Please tell me you did not just serenade her with "Let's Get it On"?
Yeah I think it worked. My penis thanks you, Captain Morgan.
I just added her as a friend on Facebook. I met her 5 minutes ago and there are already more than 50 pics of me uploaded... from other nights.
literally every day that goes by where he doesn't talk to me makes me more determined to get him to have sex with me
He just said "wow, thats some rly nice hair! And those teeth..thosee are some cool teeth"
I got cut off for calling the flower girl a slut. What are you doing?
I'm thinking I had intended to send you pics cuz I woke up naked
the trail of clothing leading from the bed to the door was in the exact order i needed to put them on. underwear near the bed shoes by the door.
her body is proportioned like a family guy character
Wtf. I just got invited to a threeway bj session in the bathroom at boiler. Lmao
I want him to be the Hulk to my Brooke Hogan this Halloween. Can I ask him to be my daddy this weekend?
Only if you say it like that.
Mcdonalds hasn't even finished serving breakfast yet and u two are getting drunk?
We 6 way cheers-ed with French fries last night, hammered, in the booth.

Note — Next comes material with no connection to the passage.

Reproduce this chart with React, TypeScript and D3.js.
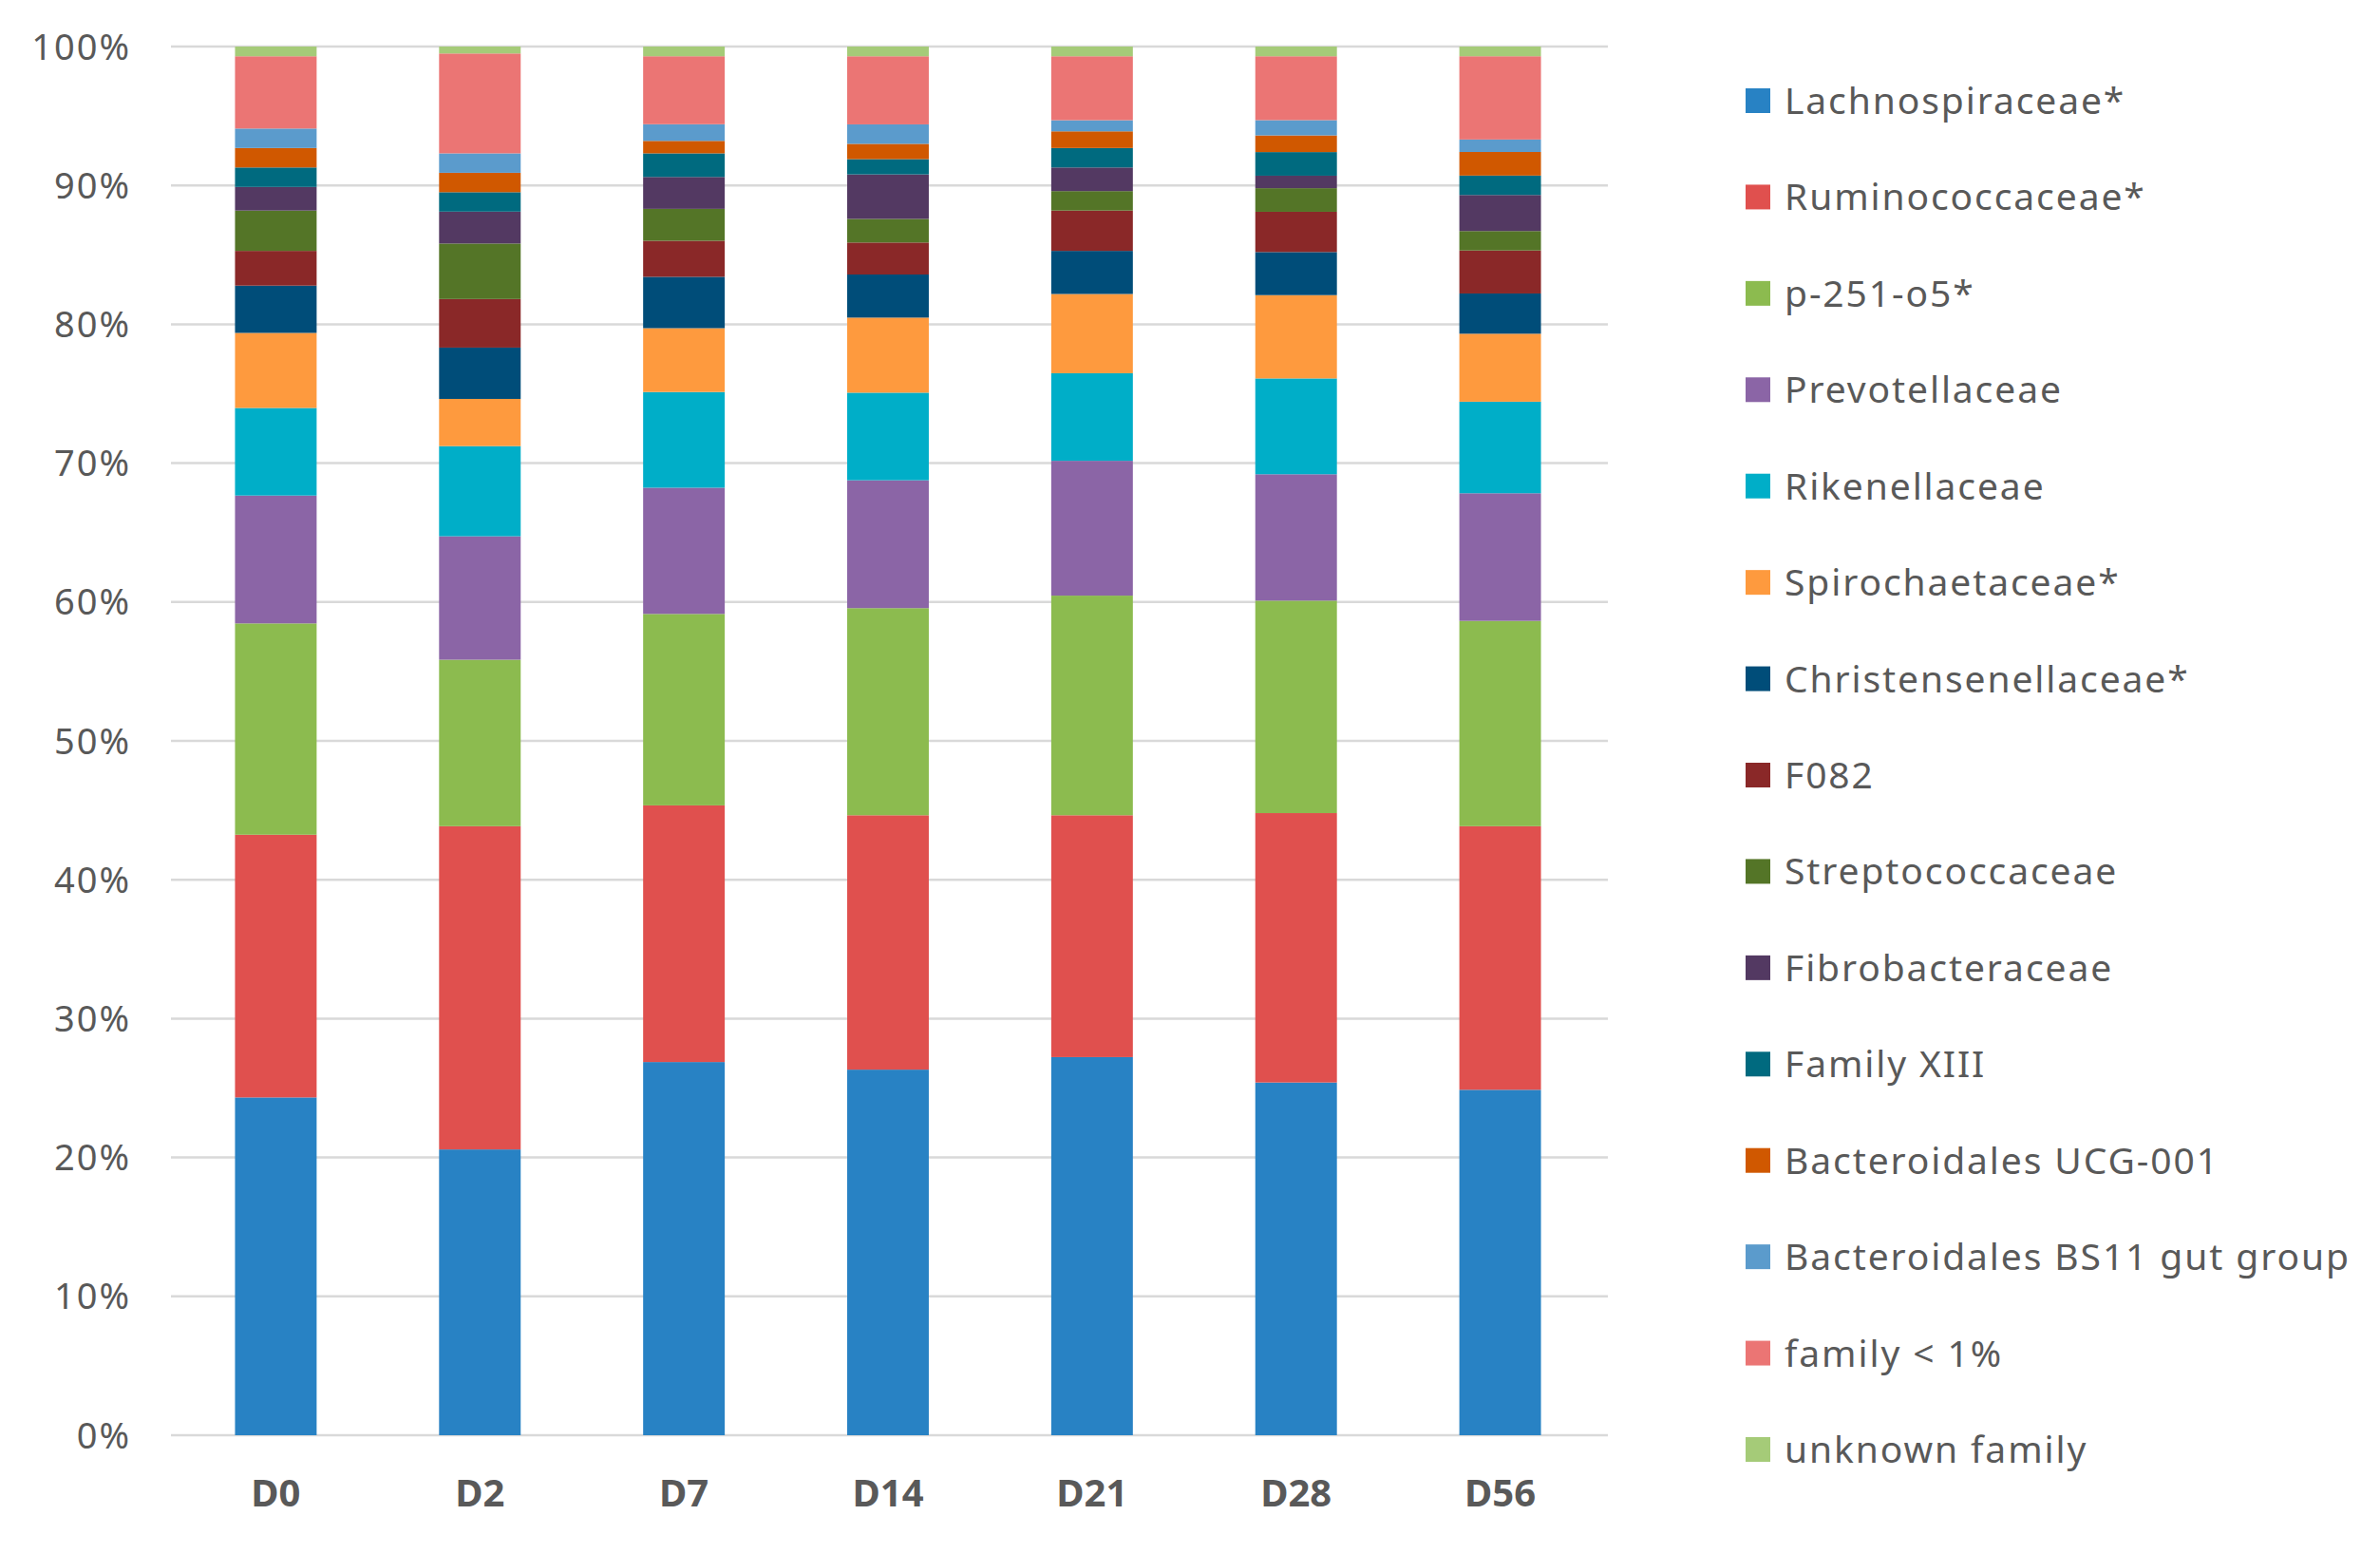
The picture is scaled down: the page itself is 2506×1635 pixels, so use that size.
import * as d3 from "d3";
import { useEffect } from "react";

const days = ["D0", "D2", "D7", "D14", "D21", "D28", "D56"];

const families = [
  "Lachnospiraceae*",
  "Ruminococcaceae*",
  "p-251-o5*",
  "Prevotellaceae",
  "Rikenellaceae",
  "Spirochaetaceae*",
  "Christensenellaceae*",
  "F082",
  "Streptococcaceae",
  "Fibrobacteraceae",
  "Family XIII",
  "Bacteroidales UCG-001",
  "Bacteroidales BS11 gut group",
  "family < 1%",
  "unknown family",
];

const colors = [
  "#2882C4", "#E0504E", "#8CBB4F", "#8B65A6", "#00AEC8",
  "#FE9A3E", "#004D79", "#8A2828", "#547527", "#533962",
  "#006A7F", "#D05800", "#5B9BCC", "#EB7574", "#A5CB78",
];

// relative abundance (%) per day, D0 .. D56
const lachnospiraceae = [24.3, 20.6, 26.9, 26.3, 27.2, 25.4, 24.9];
const ruminococcaceae = [18.9, 23.3, 18.5, 18.3, 17.4, 19.4, 19.0];
const p251o5 = [15.2, 12.0, 13.8, 14.9, 15.8, 15.3, 14.8];
const prevotellaceae = [9.2, 8.9, 9.1, 9.2, 9.7, 9.1, 9.2];
const rikenellaceae = [6.3, 6.5, 6.9, 6.3, 6.3, 6.9, 6.6];
const spirochaetaceae = [5.4, 3.4, 4.6, 5.4, 5.7, 6.0, 4.9];
const christensenellaceae = [3.4, 3.7, 3.7, 3.1, 3.1, 3.1, 2.9];
const f082 = [2.5, 3.5, 2.6, 2.3, 2.9, 2.9, 3.1];
const streptococcaceae = [2.9, 4.0, 2.3, 1.7, 1.4, 1.7, 1.4];
const fibrobacteraceae = [1.7, 2.3, 2.3, 3.2, 1.7, 0.9, 2.6];
const familyXIII = [1.4, 1.4, 1.7, 1.1, 1.4, 1.7, 1.4];
const bacteroidalesUCG001 = [1.4, 1.4, 0.9, 1.1, 1.2, 1.2, 1.7];
const bacteroidalesBS11 = [1.4, 1.4, 1.2, 1.4, 0.8, 1.1, 0.9];
const familyBelow1 = [5.2, 7.2, 4.9, 4.9, 4.6, 4.6, 6.0];
const unknownFamily = [0.7, 0.5, 0.7, 0.7, 0.7, 0.7, 0.7];

const seriesValues = [
  lachnospiraceae, ruminococcaceae, p251o5, prevotellaceae, rikenellaceae,
  spirochaetaceae, christensenellaceae, f082, streptococcaceae, fibrobacteraceae,
  familyXIII, bacteroidalesUCG001, bacteroidalesBS11, familyBelow1, unknownFamily,
];

const yTicks = [0, 0.1, 0.2, 0.3, 0.4, 0.5, 0.6, 0.7, 0.8, 0.9, 1];

const W = 2506;
const H = 1635;
const FONT = "'Noto Sans', 'DejaVu Sans', sans-serif";

export default function App() {
  useEffect(() => {
    document.body.style.margin = "0";
  }, []);

  const table = days.map((day, i) => {
    const row: Record<string, number | string> = { day };
    families.forEach((f, k) => (row[f] = seriesValues[k][i]));
    return row;
  });

  const stacked = d3
    .stack<Record<string, number | string>>()
    .keys(families)
    .value((d, key) => d[key] as number)
    .offset(d3.stackOffsetExpand)(table);

  // grid spans a bit wider than the bands
  const gridX0 = 180;
  const gridX1 = 1693;

  const x = d3
    .scaleBand<string>()
    .domain(days)
    .range([183, 1687])
    .paddingInner(0.6)
    .paddingOuter(0.3);

  const y = d3.scaleLinear().domain([0, 1]).range([1511, 49]);
  const fmt = d3.format(".0%");

  const legendY = d3
    .scalePoint<string>()
    .domain(families)
    .range([106, 1526]);

  return (
    <svg width={W} height={H} style={{ display: "block", background: "#fff" }}>
      <g>
        {yTicks.map((t) => (
          <g key={t}>
            <line x1={gridX0} x2={gridX1} y1={y(t)} y2={y(t)} stroke="#d9d9d9" strokeWidth={2.5} />
            <text
              x={138}
              y={y(t)}
              dy="0.36em"
              textAnchor="end"
              fontFamily={FONT}
              fontSize={38}
              letterSpacing={2}
              fill="#595959"
            >
              {fmt(t)}
            </text>
          </g>
        ))}
      </g>

      <g>
        {stacked.map((s, k) => (
          <g key={s.key} fill={colors[k]}>
            {s.map((d, i) => (
              <rect
                key={days[i]}
                x={x(days[i])}
                width={x.bandwidth()}
                y={y(d[1])}
                height={y(d[0]) - y(d[1])}
              />
            ))}
          </g>
        ))}
      </g>

      <g>
        {days.map((d) => (
          <text
            key={d}
            x={(x(d) ?? 0) + x.bandwidth() / 2}
            y={1572}
            dy="0.36em"
            textAnchor="middle"
            fontFamily={FONT}
            fontWeight="bold"
            fontSize={40}
            fill="#595959"
          >
            {d}
          </text>
        ))}
      </g>

      <g>
        {families.map((f, k) => (
          <g key={f} transform={`translate(1838,${legendY(f)})`}>
            <rect x={0} y={-13} width={26} height={26} fill={colors[k]} />
            <text
              x={41}
              y={0}
              dy="0.36em"
              fontFamily={FONT}
              fontSize={39}
              letterSpacing={1.9}
              fill="#595959"
            >
              {f}
            </text>
          </g>
        ))}
      </g>
    </svg>
  );
}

Hmmm. I never knew the difference. I've done either one and had stronger or weaker versions but usually if i took enough, i tripped balls. That should be a PSA for kids... if you take drugs and the drugs are weak, just take more drugs... The More You Know
Hey.... can you explain to me why when I woke up this morning my cell phone background had been changed to me getting a piggy back ride from a drag queen?